§ **What the task asks**
Find, in the records below, the line that contains "Emit a component" and the line that contains "5.0e-5, 7.8e-5, 1.08e-4];". Copy those two lines and everything between them exactly, but not the pictures.
═══ The data
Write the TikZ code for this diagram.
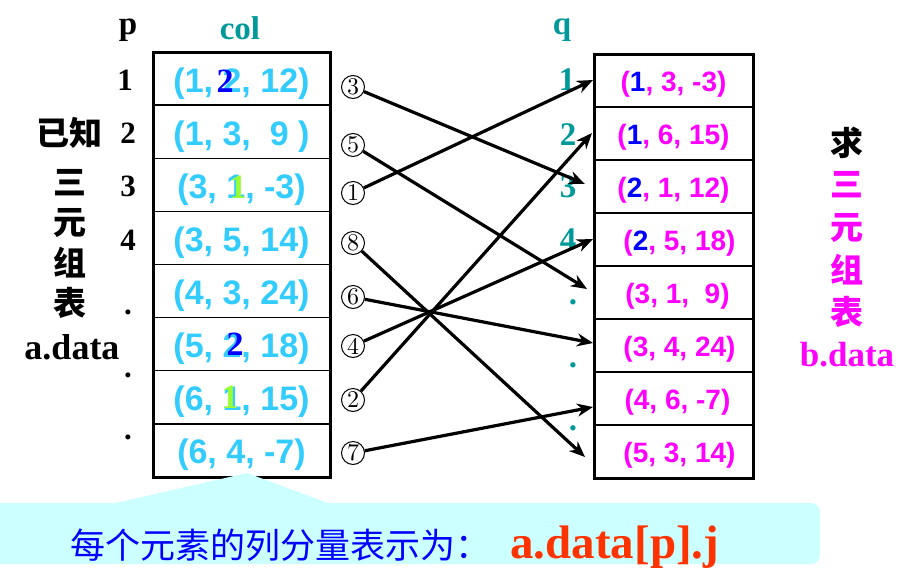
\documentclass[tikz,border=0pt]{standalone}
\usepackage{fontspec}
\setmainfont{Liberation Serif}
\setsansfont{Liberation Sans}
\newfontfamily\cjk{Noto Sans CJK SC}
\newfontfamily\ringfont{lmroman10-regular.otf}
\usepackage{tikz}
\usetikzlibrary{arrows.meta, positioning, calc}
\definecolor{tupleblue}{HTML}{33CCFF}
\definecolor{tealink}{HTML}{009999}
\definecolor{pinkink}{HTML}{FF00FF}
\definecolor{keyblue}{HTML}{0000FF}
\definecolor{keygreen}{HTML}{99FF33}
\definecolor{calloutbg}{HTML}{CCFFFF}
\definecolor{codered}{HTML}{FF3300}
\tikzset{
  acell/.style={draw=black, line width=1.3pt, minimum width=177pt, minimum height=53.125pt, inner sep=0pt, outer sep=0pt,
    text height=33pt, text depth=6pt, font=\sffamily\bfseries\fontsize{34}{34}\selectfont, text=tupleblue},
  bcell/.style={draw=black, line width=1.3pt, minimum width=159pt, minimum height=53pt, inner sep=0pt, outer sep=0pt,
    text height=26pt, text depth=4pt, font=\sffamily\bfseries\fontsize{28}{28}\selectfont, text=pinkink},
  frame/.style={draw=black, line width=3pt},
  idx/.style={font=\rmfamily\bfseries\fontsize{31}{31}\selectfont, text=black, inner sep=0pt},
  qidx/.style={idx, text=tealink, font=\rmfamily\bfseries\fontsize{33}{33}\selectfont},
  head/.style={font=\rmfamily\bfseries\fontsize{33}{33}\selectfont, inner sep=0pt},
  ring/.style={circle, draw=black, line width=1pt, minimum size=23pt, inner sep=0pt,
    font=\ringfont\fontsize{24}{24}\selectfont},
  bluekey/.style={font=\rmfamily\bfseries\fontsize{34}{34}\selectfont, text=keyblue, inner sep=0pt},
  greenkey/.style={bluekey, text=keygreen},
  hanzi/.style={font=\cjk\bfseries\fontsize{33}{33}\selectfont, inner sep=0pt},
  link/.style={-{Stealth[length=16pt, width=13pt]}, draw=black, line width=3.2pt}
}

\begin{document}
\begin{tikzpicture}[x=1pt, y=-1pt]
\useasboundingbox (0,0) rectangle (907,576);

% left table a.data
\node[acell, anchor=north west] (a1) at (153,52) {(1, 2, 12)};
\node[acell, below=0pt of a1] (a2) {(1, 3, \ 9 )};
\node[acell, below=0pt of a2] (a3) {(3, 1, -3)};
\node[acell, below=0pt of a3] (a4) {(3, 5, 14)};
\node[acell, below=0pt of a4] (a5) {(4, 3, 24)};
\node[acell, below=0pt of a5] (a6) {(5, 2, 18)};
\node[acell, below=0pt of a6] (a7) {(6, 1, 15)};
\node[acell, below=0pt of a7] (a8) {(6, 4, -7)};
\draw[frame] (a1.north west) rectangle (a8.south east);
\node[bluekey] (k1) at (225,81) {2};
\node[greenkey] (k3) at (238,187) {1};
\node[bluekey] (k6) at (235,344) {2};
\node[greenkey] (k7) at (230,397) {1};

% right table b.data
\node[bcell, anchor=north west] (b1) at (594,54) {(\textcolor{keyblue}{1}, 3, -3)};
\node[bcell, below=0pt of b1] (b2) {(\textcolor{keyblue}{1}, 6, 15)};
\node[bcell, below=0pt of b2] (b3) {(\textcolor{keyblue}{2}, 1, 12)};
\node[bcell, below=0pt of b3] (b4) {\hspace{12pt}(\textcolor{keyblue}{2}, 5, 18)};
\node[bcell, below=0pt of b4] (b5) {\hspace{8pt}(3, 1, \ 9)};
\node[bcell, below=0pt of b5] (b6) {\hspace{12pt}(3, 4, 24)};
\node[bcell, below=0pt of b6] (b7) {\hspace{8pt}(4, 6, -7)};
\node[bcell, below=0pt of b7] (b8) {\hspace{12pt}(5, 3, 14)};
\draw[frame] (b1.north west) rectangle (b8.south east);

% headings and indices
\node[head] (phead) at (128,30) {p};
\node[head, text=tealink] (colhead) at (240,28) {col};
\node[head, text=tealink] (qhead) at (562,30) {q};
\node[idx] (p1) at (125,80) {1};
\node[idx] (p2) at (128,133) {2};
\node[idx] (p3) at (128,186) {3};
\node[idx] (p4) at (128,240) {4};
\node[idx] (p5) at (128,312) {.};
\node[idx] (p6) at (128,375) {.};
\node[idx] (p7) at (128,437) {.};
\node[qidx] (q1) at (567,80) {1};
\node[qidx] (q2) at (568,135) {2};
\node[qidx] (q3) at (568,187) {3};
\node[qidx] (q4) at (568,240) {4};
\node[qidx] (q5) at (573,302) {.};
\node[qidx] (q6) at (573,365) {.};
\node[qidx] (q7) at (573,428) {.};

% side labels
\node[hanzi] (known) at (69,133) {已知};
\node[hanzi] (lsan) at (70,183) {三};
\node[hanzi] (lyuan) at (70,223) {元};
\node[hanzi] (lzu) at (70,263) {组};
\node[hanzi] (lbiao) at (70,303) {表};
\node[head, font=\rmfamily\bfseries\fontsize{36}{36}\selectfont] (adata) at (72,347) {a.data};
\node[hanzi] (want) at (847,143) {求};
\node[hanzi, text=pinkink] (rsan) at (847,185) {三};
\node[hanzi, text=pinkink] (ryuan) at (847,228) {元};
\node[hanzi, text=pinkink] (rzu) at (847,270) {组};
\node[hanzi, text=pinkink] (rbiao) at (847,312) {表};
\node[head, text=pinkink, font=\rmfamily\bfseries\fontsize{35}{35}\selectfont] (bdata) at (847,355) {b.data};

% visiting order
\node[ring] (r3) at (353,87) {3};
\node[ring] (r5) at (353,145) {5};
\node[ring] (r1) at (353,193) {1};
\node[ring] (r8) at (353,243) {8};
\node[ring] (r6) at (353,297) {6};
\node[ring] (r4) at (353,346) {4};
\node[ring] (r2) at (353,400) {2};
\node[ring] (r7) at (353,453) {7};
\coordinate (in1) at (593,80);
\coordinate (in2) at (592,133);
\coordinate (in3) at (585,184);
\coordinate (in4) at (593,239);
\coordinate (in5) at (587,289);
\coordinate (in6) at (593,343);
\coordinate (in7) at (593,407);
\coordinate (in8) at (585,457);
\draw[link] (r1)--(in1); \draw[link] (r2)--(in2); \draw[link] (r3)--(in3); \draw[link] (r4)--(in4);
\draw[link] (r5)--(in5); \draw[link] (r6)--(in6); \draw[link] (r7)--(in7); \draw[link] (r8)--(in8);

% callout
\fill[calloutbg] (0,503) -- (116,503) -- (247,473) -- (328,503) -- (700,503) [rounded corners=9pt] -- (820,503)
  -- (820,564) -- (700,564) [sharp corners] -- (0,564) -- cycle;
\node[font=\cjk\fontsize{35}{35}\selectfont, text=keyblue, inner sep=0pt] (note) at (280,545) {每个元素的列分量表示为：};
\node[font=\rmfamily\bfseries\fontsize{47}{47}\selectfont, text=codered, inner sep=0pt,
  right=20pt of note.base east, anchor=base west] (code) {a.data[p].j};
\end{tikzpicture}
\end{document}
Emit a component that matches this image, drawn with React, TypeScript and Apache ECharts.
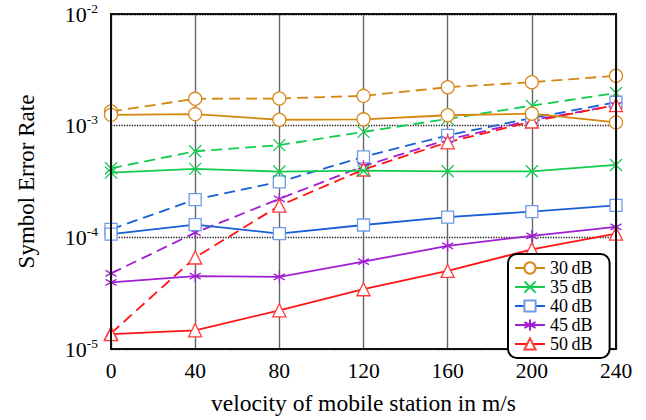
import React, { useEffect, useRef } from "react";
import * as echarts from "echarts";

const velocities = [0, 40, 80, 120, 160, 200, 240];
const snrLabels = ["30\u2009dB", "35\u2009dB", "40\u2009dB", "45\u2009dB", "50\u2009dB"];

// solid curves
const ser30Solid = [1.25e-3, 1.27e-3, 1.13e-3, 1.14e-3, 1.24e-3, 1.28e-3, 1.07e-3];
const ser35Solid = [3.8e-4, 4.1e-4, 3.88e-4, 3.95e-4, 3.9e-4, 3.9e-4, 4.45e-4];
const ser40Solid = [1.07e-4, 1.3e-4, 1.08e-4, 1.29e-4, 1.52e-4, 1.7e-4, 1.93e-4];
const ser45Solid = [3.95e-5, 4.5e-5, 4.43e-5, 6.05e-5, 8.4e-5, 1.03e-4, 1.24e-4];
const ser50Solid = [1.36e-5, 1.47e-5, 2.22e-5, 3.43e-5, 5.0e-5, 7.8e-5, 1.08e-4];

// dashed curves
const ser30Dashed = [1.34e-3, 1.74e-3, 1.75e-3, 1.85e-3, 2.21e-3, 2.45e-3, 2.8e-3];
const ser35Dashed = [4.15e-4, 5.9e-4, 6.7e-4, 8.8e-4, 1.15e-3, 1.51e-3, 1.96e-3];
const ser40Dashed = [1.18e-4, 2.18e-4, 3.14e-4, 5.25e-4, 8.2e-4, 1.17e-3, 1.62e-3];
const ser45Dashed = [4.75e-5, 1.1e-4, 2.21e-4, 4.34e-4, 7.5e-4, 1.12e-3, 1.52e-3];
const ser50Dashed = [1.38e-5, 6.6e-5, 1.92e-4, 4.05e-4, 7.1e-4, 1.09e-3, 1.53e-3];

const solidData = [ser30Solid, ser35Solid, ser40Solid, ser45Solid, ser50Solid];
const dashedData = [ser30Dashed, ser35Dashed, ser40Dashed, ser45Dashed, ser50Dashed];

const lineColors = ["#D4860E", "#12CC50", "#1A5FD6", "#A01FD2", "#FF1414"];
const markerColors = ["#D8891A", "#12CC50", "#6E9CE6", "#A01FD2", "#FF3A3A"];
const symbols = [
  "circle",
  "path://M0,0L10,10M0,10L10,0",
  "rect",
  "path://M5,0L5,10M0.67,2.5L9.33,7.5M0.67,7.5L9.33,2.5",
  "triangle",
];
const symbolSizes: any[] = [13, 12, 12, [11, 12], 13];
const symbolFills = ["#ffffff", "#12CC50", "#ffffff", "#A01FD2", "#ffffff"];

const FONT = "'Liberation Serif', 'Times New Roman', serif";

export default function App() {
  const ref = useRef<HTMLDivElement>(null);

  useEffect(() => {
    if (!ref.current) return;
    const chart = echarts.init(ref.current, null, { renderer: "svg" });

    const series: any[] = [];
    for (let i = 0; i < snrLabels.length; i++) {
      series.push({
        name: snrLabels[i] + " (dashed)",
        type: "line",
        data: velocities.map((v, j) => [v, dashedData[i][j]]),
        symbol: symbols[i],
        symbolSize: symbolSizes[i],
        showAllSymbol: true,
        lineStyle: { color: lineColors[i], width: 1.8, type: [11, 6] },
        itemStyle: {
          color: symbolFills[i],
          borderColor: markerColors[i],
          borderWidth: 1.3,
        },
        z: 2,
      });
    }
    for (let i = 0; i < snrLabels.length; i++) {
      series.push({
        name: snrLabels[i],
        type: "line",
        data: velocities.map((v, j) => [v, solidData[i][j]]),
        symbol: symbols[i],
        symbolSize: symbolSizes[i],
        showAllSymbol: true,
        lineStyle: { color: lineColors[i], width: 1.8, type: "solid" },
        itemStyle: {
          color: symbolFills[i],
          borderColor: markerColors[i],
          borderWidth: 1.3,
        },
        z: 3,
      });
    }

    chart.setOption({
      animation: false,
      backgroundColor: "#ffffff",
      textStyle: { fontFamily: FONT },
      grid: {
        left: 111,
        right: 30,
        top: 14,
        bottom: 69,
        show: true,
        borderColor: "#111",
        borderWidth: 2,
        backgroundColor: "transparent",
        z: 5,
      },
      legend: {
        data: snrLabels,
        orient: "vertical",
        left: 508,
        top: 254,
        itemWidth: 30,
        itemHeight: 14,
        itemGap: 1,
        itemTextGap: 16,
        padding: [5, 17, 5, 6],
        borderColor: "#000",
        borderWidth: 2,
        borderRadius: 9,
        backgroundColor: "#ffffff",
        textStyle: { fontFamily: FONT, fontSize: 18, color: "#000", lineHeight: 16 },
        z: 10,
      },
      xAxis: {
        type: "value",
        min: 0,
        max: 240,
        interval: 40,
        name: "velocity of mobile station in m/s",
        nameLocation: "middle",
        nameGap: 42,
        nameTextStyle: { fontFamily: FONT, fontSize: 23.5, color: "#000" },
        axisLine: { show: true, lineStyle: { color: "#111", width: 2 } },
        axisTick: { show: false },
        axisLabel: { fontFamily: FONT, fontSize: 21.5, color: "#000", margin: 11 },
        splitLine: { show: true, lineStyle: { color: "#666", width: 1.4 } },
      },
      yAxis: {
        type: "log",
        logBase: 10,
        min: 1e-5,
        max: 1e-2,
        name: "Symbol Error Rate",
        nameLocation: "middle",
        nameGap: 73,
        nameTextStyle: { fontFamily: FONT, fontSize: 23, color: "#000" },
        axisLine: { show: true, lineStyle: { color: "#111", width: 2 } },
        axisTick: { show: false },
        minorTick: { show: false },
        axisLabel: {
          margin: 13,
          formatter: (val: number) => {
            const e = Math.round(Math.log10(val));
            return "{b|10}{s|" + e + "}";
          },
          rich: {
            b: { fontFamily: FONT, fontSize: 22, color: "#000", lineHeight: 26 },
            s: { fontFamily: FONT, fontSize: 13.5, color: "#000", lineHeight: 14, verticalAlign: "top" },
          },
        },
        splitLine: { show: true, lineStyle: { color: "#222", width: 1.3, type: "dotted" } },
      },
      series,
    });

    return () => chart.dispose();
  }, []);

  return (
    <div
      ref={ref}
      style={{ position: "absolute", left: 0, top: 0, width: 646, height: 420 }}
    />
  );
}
══════
§ **Exercise output**
Emit a component that matches this image, drawn with React, TypeScript and Apache ECharts.
import React, { useEffect, useRef } from "react";
import * as echarts from "echarts";

const velocities = [0, 40, 80, 120, 160, 200, 240];
const snrLabels = ["30\u2009dB", "35\u2009dB", "40\u2009dB", "45\u2009dB", "50\u2009dB"];

// solid curves
const ser30Solid = [1.25e-3, 1.27e-3, 1.13e-3, 1.14e-3, 1.24e-3, 1.28e-3, 1.07e-3];
const ser35Solid = [3.8e-4, 4.1e-4, 3.88e-4, 3.95e-4, 3.9e-4, 3.9e-4, 4.45e-4];
const ser40Solid = [1.07e-4, 1.3e-4, 1.08e-4, 1.29e-4, 1.52e-4, 1.7e-4, 1.93e-4];
const ser45Solid = [3.95e-5, 4.5e-5, 4.43e-5, 6.05e-5, 8.4e-5, 1.03e-4, 1.24e-4];
const ser50Solid = [1.36e-5, 1.47e-5, 2.22e-5, 3.43e-5, 5.0e-5, 7.8e-5, 1.08e-4];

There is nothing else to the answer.